Emmet Gowin’s photography makes use of a different kind of test site: the Nevada nuclear test site, where more than 900 atomic tests were conducted over the course of nearly 50 years.
Gowin’s photographs capture sobering images of the effects of repeated atomic blasts on a landscape. Other photographs contributed to the exhibition touch upon the permanent ramifications of mining. Together, Gowin’s portfolio points to the scars humanity leaves across the landscape.
Though much of the exhibition consists of new or recent artwork, large-form prints by artists Nancy Holt and Robert Smithson offer a glimpse back a few decades. Their works, “Sun Tunnels” and “Spiral Jetty,” respectively, were created in the basin in the 1970s.
Their images, when displayed alongside contemporary creations, expose the ways in which the landscape has changed in this short time, and how it has remained the same in some regards.
Artist Fazal Sheikh created his photography project “Exposed” in collaboration with author Terry Tempest Williams, who will visit Sun Valley this summer as The Community Library’s third annual Hemingway Distinguished Lecturer.
“Exposed” delves into the recent legislation to reduce two of Utah’s most scenic national monuments. One of those, the Grand Staircase-Escalante, sits on the edge of the Great Basin. The other is the Bears Ears National Monument in southeastern Utah. The boundary reductions could enable environmentally irreparable resource extraction. The Center will display a collection of photographs Sheikh made for “Exposed.”
Rounding out “Mirage” is a host of new paintings by Cedra Wood, specifically commissioned by The Center for this exhibition.
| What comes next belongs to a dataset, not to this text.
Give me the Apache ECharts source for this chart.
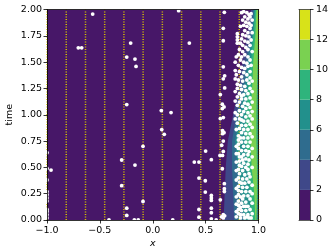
<!DOCTYPE html>
<html><head><meta charset="utf-8">
<style>html,body{margin:0;padding:0;background:#fff}#c{width:333px;height:250px}</style>
<script src="https://cdn.jsdelivr.net/npm/echarts@6/dist/echarts.min.js"></script>
</head><body><div id="c"></div>
<script>
const levels=[0,2,4,6,8,10,12,14];
const levelColors=['#471768','#3f4889','#2f6c8e','#22908c','#2fb47c','#7ad151','#d8e219'];
const timeRows=[0,0.25,0.5,0.75,1,1.25,1.5,1.75,2];
const edge0=[-1,-1,-1,-1,-1,-1,-1,-1,-1];
const edge2=[0.67,0.68,0.69,0.71,0.76,0.81,0.85,0.89,0.93];
const edge4=[0.77,0.76,0.75,0.75,0.79,0.84,0.88,0.92,0.95];
const edge6=[0.86,0.83,0.80,0.78,0.82,0.87,0.90,0.94,0.96];
const edge8=[0.93,0.92,0.90,0.88,0.88,0.90,0.93,0.95,0.97];
const edge10=[0.97,0.96,0.935,0.925,0.925,0.94,0.95,0.97,0.98];
const right2=[1,1,1,1,1,1,1,1,1];
const right4=[0.998,0.998,0.998,0.998,0.998,0.998,0.998,0.998,0.998];
const right6=[0.99,0.995,0.995,0.995,0.995,0.995,0.995,0.995,0.995];
const right8=[0.98,0.99,0.99,0.99,0.99,0.99,0.995,0.995,0.995];
const right10=[0.98,0.985,0.985,0.98,0.98,0.985,0.99,0.995,0.995];
const bands=[[edge0,right2,0],[edge2,right2,1],[edge4,right4,2],[edge6,right6,3],[edge8,right8,4],[edge10,right10,5]];
const startX=[-1,-0.818,-0.636,-0.4545,-0.2727,-0.0909,0.0909,0.2727,0.4545,0.636,0.818,1];
const sparse=[[-0.704,1.636],[-0.672,1.636],[-0.568,1.957],[-0.209,1.681],[-0.246,1.548],[-0.168,1.529],[-0.158,1.459],[-0.246,1.097],[0.081,1.04],[0.085,0.859],[0.109,0.814],[-0.092,0.70],[-0.294,0.57],[-0.168,0.522],[-0.962,0.474],[-0.294,0.326],[-0.092,0.176],[-0.246,0.112],[-0.246,0.043],[0.245,1.989],[0.346,1.681],[0.173,1.021],[0.677,1.973],[0.667,1.821],[0.667,1.703],[0.667,1.455],[0.68,1.37],[0.667,1.341],[0.68,1.255],[0.639,1.192],[0.658,1.10],[0.674,1.074],[0.658,1.059],[0.639,0.964],[0.667,0.973],[0.66,0.85],[0.66,0.82],[0.674,0.83],[0.652,0.71],[0.667,0.75],[0.636,0.614],[0.66,0.614],[0.667,0.652],[0.5,0.655],[0.554,0.573],[0.393,0.55],[0.437,0.55],[0.658,0.487],[0.437,0.398],[0.497,0.373],[0.677,0.345],[0.677,0.297],[0.677,0.271],[0.497,0.265],[0.554,0.233],[0.554,0.208],[0.554,0.186],[0.639,0.192],[0.437,0.10],[0.554,0.112],[0.554,0.069],[0.437,0.027],[0.554,0.011],[0.667,0.05],[0.667,0.02],[0.65,0.03],[0.68,0.04]];
const edgeDots=[[-1,0.02],[-1,0.05],[-1,0.08],[-1,0.10],[-1,0.18],[-1,0.21],[-1,0.24],[-1,0.27],[-1,0.38],[-1,0.49],[-1,0.64],[-0.414,0],[-0.174,0],[-0.137,0],[0.189,0],[0.6,0]];
const dense=[[0.86,1.98],[0.89,1.97],[0.91,1.95],[0.87,1.93],[0.90,1.91],[0.92,1.93],[0.84,1.97],[0.88,1.88],[0.91,1.87],[0.86,1.85],[0.89,1.84],[0.92,1.82],[0.87,1.80],[0.90,1.78],[0.85,1.76],[0.88,1.75],[0.91,1.74],[0.80,1.77],[0.80,1.74],[0.80,1.71],[0.80,1.68],[0.84,1.72],[0.87,1.70],[0.90,1.69],[0.85,1.66],[0.88,1.64],[0.82,1.62],[0.85,1.60],[0.90,1.62],[0.81,1.57],[0.84,1.55],[0.87,1.57],[0.90,1.55],[0.83,1.52],[0.86,1.50],[0.89,1.49],[0.92,1.52],[0.81,1.47],[0.84,1.45],[0.87,1.44],[0.90,1.46],[0.82,1.41],[0.86,1.40],[0.89,1.38],[0.92,1.41],[0.84,1.36],[0.79,1.38],[0.81,1.33],[0.92,1.35],[0.85,1.32],[0.80,1.29],[0.83,1.28],[0.87,1.27],[0.91,1.30],[0.80,1.25],[0.84,1.24],[0.88,1.23],[0.92,1.25],[0.82,1.20],[0.86,1.19],[0.90,1.20],[0.80,1.17],[0.84,1.15],[0.88,1.15],[0.92,1.16],[0.82,1.12],[0.87,1.11],[0.90,1.10],[0.85,1.08],[0.80,1.09],[0.88,1.06],[0.92,1.07],[0.82,1.04],[0.86,1.03],[0.90,1.02],[0.84,1.00],[0.88,0.98],[0.92,0.99],[0.82,0.96],[0.86,0.94],[0.90,0.94],[0.80,0.92],[0.84,0.90],[0.88,0.90],[0.92,0.91],[0.82,0.87],[0.86,0.86],[0.90,0.86],[0.84,0.83],[0.88,0.82],[0.92,0.82],[0.81,0.80],[0.86,0.78],[0.90,0.78],[0.81,0.76],[0.84,0.74],[0.88,0.74],[0.92,0.74],[0.81,0.72],[0.86,0.70],[0.90,0.70],[0.81,0.68],[0.84,0.66],[0.88,0.66],[0.91,0.65],[0.81,0.63],[0.86,0.62],[0.90,0.62],[0.82,0.60],[0.88,0.58],[0.91,0.57],[0.82,0.56],[0.86,0.54],[0.90,0.53],[0.82,0.52],[0.88,0.50],[0.81,0.48],[0.85,0.47],[0.90,0.48],[0.82,0.44],[0.87,0.43],[0.91,0.44],[0.81,0.40],[0.85,0.39],[0.89,0.39],[0.82,0.36],[0.87,0.35],[0.91,0.36],[0.81,0.32],[0.85,0.31],[0.89,0.31],[0.81,0.28],[0.84,0.27],[0.88,0.27],[0.92,0.27],[0.81,0.24],[0.86,0.23],[0.90,0.23],[0.85,0.20],[0.92,0.20],[0.81,0.18],[0.84,0.16],[0.88,0.17],[0.81,0.14],[0.86,0.13],[0.90,0.13],[0.81,0.10],[0.84,0.09],[0.88,0.09],[0.92,0.10],[0.81,0.06],[0.86,0.05],[0.90,0.05],[0.83,0.02],[0.87,0.02],[0.91,0.02]];
const denseExtra=[[0.93,1.96],[0.94,1.90],[0.93,1.85],[0.94,1.78],[0.93,1.71],[0.85,1.90],[0.83,1.84],[0.92,1.66],[0.94,1.60],[0.83,1.68],[0.79,1.55],[0.78,1.50],[0.93,1.47],[0.94,1.32],[0.78,1.42],[0.78,1.34],[0.89,1.33],[0.94,1.22],[0.78,1.22],[0.78,1.13],[0.94,1.12],[0.84,1.18],[0.94,1.03],[0.78,1.02],[0.80,1.00],[0.94,0.96],[0.78,0.96],[0.84,0.95],[0.94,0.88],[0.79,0.86],[0.94,0.79],[0.83,0.78],[0.79,0.70],[0.94,0.68],[0.79,0.63],[0.94,0.60],[0.84,0.60],[0.85,0.57],[0.79,0.55],[0.94,0.50],[0.79,0.47],[0.84,0.51],[0.92,0.41],[0.79,0.38],[0.84,0.35],[0.94,0.33],[0.79,0.30],[0.83,0.22],[0.79,0.22],[0.94,0.25],[0.79,0.15],[0.83,0.12],[0.94,0.16],[0.88,0.13],[0.79,0.08],[0.83,0.05],[0.94,0.06],[0.79,0.03],[0.89,0.03],[0.93,0.02]];
const dots=sparse.concat(edgeDots,dense,denseExtra);
const xTicks=[-1,-0.5,0,0.5,1];
const fnt={fontFamily:'DejaVu Sans',fontSize:9.5,color:'#000'};
const lineBlack={show:true,onZero:false,lineStyle:{color:'#000',width:0.8}};
const tickBlack={show:true,length:3.5,lineStyle:{color:'#000',width:0.8}};
const fmtX=v=>(v<0?'\u2212':'')+Math.abs(v).toFixed(1);
const series=[];
bands.forEach(([L,R,i])=>{
  series.push({type:'custom',xAxisIndex:0,yAxisIndex:0,z:1,silent:true,clip:true,data:[[0,0]],
    renderItem:(p,api)=>{
      const pts=[];
      timeRows.forEach((t,k)=>pts.push(api.coord([L[k],t])));
      for(let k=timeRows.length-1;k>=0;k--)pts.push(api.coord([R[k],timeRows[k]]));
      return {type:'polygon',shape:{points:pts},style:{fill:levelColors[i]}};
    }});
});
startX.forEach(x=>series.push({type:'line',xAxisIndex:0,yAxisIndex:0,z:3,silent:true,symbol:'none',clip:true,
  data:[[x,0],[x,2]],lineStyle:{color:'#d6c200',width:1.5,type:[1,1.5]}}));
series.push({type:'scatter',xAxisIndex:0,yAxisIndex:0,z:4,silent:true,clip:true,symbolSize:3.8,data:dots,itemStyle:{color:'#fff',opacity:1}});
levelColors.forEach((c,i)=>series.push({type:'bar',xAxisIndex:2,yAxisIndex:2,stack:'cb',barWidth:'100%',silent:true,
  data:[levels[i+1]-levels[i]],itemStyle:{color:c}}));
const chart=echarts.init(document.getElementById('c'),null,{renderer:'canvas'});
chart.setOption({animation:false,backgroundColor:'#fff',
  grid:[{left:47,top:9.5,width:211.5,height:210.5,outerBoundsMode:'none'},{left:299,top:9.5,width:11,height:210.5,outerBoundsMode:'none'}],
  xAxis:[
   {gridIndex:0,type:'value',min:-1,max:1,interval:0.5,position:'bottom',z:6,axisLine:lineBlack,splitLine:{show:false},
    axisLabel:{...fnt,margin:5.5,formatter:fmtX,customValues:xTicks},axisTick:{...tickBlack,customValues:xTicks},
    name:'x',nameLocation:'middle',nameGap:19,nameMoveOverlap:false,nameTextStyle:{...fnt,fontStyle:'italic'}},
   {gridIndex:0,type:'value',min:-1,max:1,position:'top',z:6,axisLine:lineBlack,axisTick:{show:false},axisLabel:{show:false},splitLine:{show:false}},
   {gridIndex:1,type:'category',data:['c'],position:'bottom',z:6,axisLine:{...lineBlack,lineStyle:{color:'#333',width:0.8}},axisTick:{show:false},axisLabel:{show:false}},
   {gridIndex:1,type:'category',data:['c'],position:'top',z:6,axisLine:{...lineBlack,lineStyle:{color:'#333',width:0.8}},axisTick:{show:false},axisLabel:{show:false}}
  ],
  yAxis:[
   {gridIndex:0,type:'value',min:0,max:2,interval:0.25,position:'left',z:6,axisLine:lineBlack,axisTick:tickBlack,splitLine:{show:false},
    axisLabel:{...fnt,margin:5,formatter:v=>v.toFixed(2)},
    name:'time',nameLocation:'middle',nameGap:32,nameMoveOverlap:false,nameRotate:90,nameTextStyle:fnt},
   {gridIndex:0,type:'value',min:0,max:2,position:'right',z:6,axisLine:lineBlack,axisTick:{show:false},axisLabel:{show:false},splitLine:{show:false}},
   {gridIndex:1,type:'value',min:0,max:14,interval:2,position:'right',z:6,axisLine:{...lineBlack,lineStyle:{color:'#333',width:0.8}},axisTick:tickBlack,splitLine:{show:false},
    axisLabel:{...fnt,margin:6}},
   {gridIndex:1,type:'value',min:0,max:14,position:'left',z:6,axisLine:{...lineBlack,lineStyle:{color:'#333',width:0.8}},axisTick:{show:false},axisLabel:{show:false},splitLine:{show:false}}
  ],
  series});
</script></body></html>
Wood has explored ideas of survival and coexistence in a series of stylistically realistic paintings that frequently incorporate fantastical imagery.
The exhibition officially opens on Wednesday, June 12, but The Center will hold a free opening celebration the following evening, at 5 p.m. on Thursday, June 13.
At 6 p.m. that same night, Artistic Director Kristin Poole will moderate a free panel discussion featuring artist Frances Ashforth, Jim Ballinger, director of the Phoenix Art Museum, and Peter Hassrick, director of the Buffalo Bill Center for the West and Georgia O’Keeffe Museum.
This discussion will illuminate the objective of the exhibition and Ashforth’s creative process, as well as analyzing the continued relevance of landscape painting in the post-postmodern era.